As Trevor Phillips pointed out in The Times this morning:
“The very phrasing of reporters’ questions — “How does this square with your being the child of immigrants?”— stinks of patronising bigotry, as though being a person of colour should imprison your mind as well your body”.
But the question I would like to ask people on the liberal left is different.
It’s simply this.
If you disagree so strongly with Suella Braverman then what is your solution? Seriously. What is your solution to the escalating immigration crisis?
Because I think it’s time they get real.
The migration that is now rapidly unfolding and accelerating across the West is only just the beginning, not the end, of a major crisis that looks set to profoundly and permanently alter our politics and our world.
There are some 82 million refugees in the world and tens of millions more people in developing states who are looking to move to the West. More than one in three people in the likes of Senegal, Ghana, and Nigeria recently told the Pew Research Center they plan to migrate (Nigeria’s population is currently 214 million).
The pressure on a divided Europe is growing by the day. Last year, 330,000 illegal border crossings into Europe were detected, an increase of nearly 70% on 2021, while many many more were not detected at all. In Italy, 11,000 migrants just arrived in five days while 130,000 have arrived illegally this year alone.
And the numbers will now only spiral upwards. As Chris Caldwell points out, the population of Sub-Saharan Africa passed 1 billion in 2015 but will more than double to 2.12 billion by 2050. By then, the population will be ten times what it was in 1950.
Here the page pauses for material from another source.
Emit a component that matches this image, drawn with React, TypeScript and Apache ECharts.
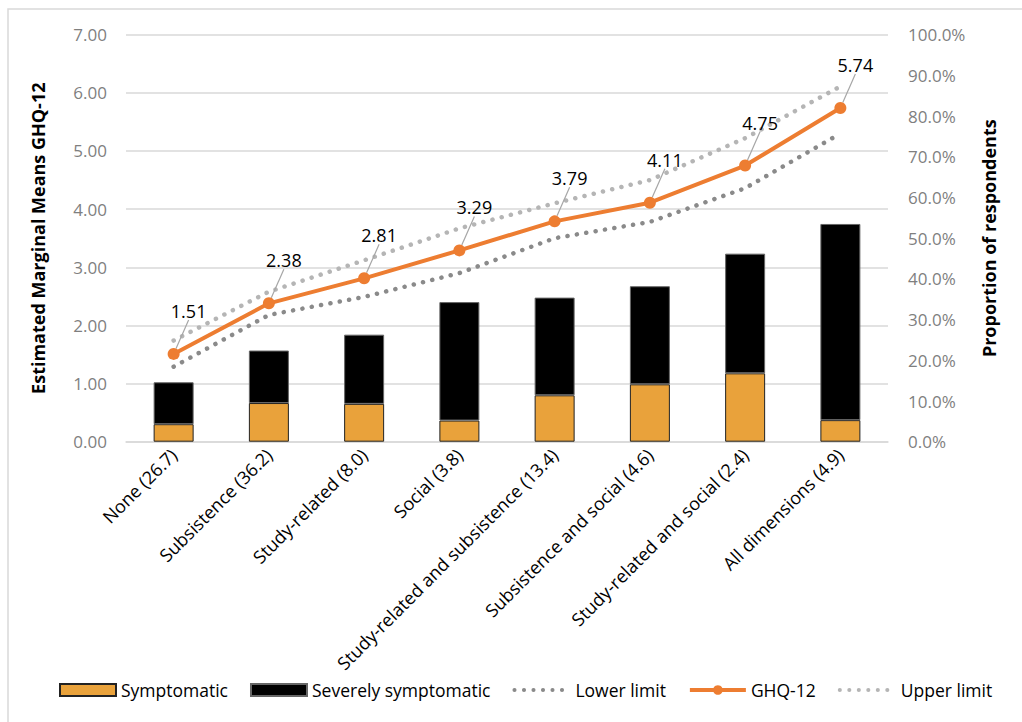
import React, { useEffect, useRef } from "react";
import * as echarts from "echarts";

const categories = [
  "None (26.7)",
  "Subsistence (36.2)",
  "Study-related (8.0)",
  "Social (3.8)",
  "Study-related and subsistence (13.4)",
  "Subsistence and social (4.6)",
  "Study-related and social (2.4)",
  "All dimensions (4.9)",
];

// Proportion of respondents (%)
const symptomatic = [4.3, 9.5, 9.3, 5.2, 11.4, 14.1, 16.8, 5.3];
const severelySymptomatic = [10.3, 12.9, 17.0, 29.1, 24.0, 24.1, 29.4, 48.2];

// Estimated marginal means GHQ-12
const ghq12 = [1.51, 2.38, 2.81, 3.29, 3.79, 4.11, 4.75, 5.74];
const lowerLimit = [1.29, 2.18, 2.49, 2.9, 3.5, 3.78, 4.36, 5.3];
const upperLimit = [1.74, 2.58, 3.12, 3.67, 4.1, 4.5, 5.22, 6.11];

const leftTicks = { min: 0, max: 7, interval: 1 };
const rightTicks = { min: 0, max: 100, interval: 10 };

const FONT = "'Open Sans', 'Noto Sans', sans-serif";

export default function App() {
  const ref = useRef<HTMLDivElement>(null);

  useEffect(() => {
    if (!ref.current) return;
    const chart = echarts.init(ref.current, undefined, { renderer: "svg" });
    const dotted = (color: string) => ({
      color,
      width: 4.5,
      type: [0.1, 9.4] as any,
      cap: "round" as any,
    });
    chart.setOption({
      animation: false,
      backgroundColor: "#fff",
      textStyle: { fontFamily: FONT },
      graphic: [
        {
          type: "rect",
          shape: { x: 8, y: 9, width: 1040, height: 740 },
          style: { fill: "none", stroke: "#d9d9d9", lineWidth: 1.5 },
          silent: true,
          z: -10,
        },
      ],
      grid: { left: 126, right: 134, top: 34.7, bottom: 280.3 },
      legend: {
        bottom: 18,
        left: 54,
        itemWidth: 56,
        itemHeight: 12,
        itemGap: 22,
        textStyle: { fontSize: 17.5, color: "#000", fontFamily: FONT },
        data: [
          { name: "Symptomatic", icon: "rect" },
          { name: "Severely symptomatic", icon: "rect" },
          { name: "Lower limit", itemStyle: { opacity: 0 }, lineStyle: { width: 4 } },
          { name: "GHQ-12", lineStyle: { width: 4 } },
          { name: "Upper limit", itemStyle: { opacity: 0 }, lineStyle: { width: 4 } },
        ],
      },
      xAxis: {
        type: "category",
        data: categories,
        boundaryGap: true,
        axisTick: { show: false },
        axisLine: { lineStyle: { color: "#d9d9d9", width: 1.5 } },
        axisLabel: { rotate: 45, interval: 0, fontSize: 18, color: "#000", margin: 10 },
      },
      yAxis: [
        {
          type: "value",
          ...leftTicks,
          name: "Estimated Marginal Means GHQ-12",
          nameLocation: "middle",
          nameRotate: 90,
          nameGap: 79,
          nameTextStyle: { fontSize: 18, fontWeight: "bold", color: "#000" },
          axisLine: { show: false },
          axisTick: { show: false },
          splitLine: { lineStyle: { color: "#d9d9d9", width: 1.5 } },
          axisLabel: {
            fontSize: 17,
            color: "#7f7f7f",
            margin: 19,
            formatter: (v: number) => v.toFixed(2),
          },
        },
        {
          type: "value",
          ...rightTicks,
          name: "Proportion of respondents",
          nameLocation: "middle",
          nameRotate: 90,
          nameGap: 92,
          nameTextStyle: { fontSize: 18, fontWeight: "bold", color: "#000" },
          axisLine: { show: false },
          axisTick: { show: false },
          splitLine: { show: false },
          axisLabel: {
            fontSize: 17,
            color: "#7f7f7f",
            margin: 20,
            formatter: (v: number) => v.toFixed(1) + "%",
          },
        },
      ],
      series: [
        {
          name: "Symptomatic",
          type: "bar",
          yAxisIndex: 1,
          stack: "p",
          barWidth: 40,
          data: symptomatic,
          itemStyle: { color: "#E9A23B", borderColor: "#222", borderWidth: 1 },
        },
        {
          name: "Severely symptomatic",
          type: "bar",
          yAxisIndex: 1,
          stack: "p",
          barWidth: 40,
          data: severelySymptomatic,
          itemStyle: { color: "#000", borderColor: "#666", borderWidth: 1 },
        },
        {
          name: "Lower limit",
          type: "line",
          yAxisIndex: 0,
          data: lowerLimit,
          symbol: "none",
          lineStyle: dotted("#8a8a8a"),
          itemStyle: { color: "#8a8a8a" },
        },
        {
          name: "Upper limit",
          type: "line",
          yAxisIndex: 0,
          data: upperLimit,
          symbol: "none",
          lineStyle: dotted("#b5b5b5"),
          itemStyle: { color: "#b5b5b5" },
        },
        {
          name: "GHQ-12",
          type: "line",
          yAxisIndex: 0,
          data: ghq12,
          symbol: "circle",
          symbolSize: 12,
          lineStyle: { color: "#ED7D31", width: 4 },
          itemStyle: { color: "#ED7D31" },
          label: {
            show: true,
            position: "top",
            fontSize: 18,
            color: "#000",
            formatter: (p: any) => Number(p.value).toFixed(2),
          },
          labelLayout: { dx: 15, dy: -23 },
          labelLine: { show: true, lineStyle: { color: "#a6a6a6", width: 1.2 } },
          z: 5,
        },
      ],
    });
    return () => chart.dispose();
  }, []);

  return (
    <div
      ref={ref}
      style={{ position: "fixed", left: 0, top: 0, width: 1022, height: 722 }}
    />
  );
}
As demographer Paul Morland notes, in Europe, today, we are witnessing the largest population shift since the great migration of people such as the Goths and the Anglo-Saxons, which followed the collapse of the Roman empire.
Which is why, as I predicted in 2018, national populists across Europe are now once again surging in the polls —drawing their support from voters who desperately want a solution to this crisis but can sense their leaders have none.
Marine Le Pen, the Alternative for Germany, Sweden Democrats, Viktor Orbán, Vox in Spain, Chega in Portugal, Law and Justice in Poland … these are all symbols of elite failure on immigration. And unless we change course in Britain then we too will soon have another populist revolt against an incompetent establishment.
As The Times points out, while the numbers are colossal in Europe some 40 million people across Africa and the Middle East favour Britain as their eventual destination —that’s more than half our current population.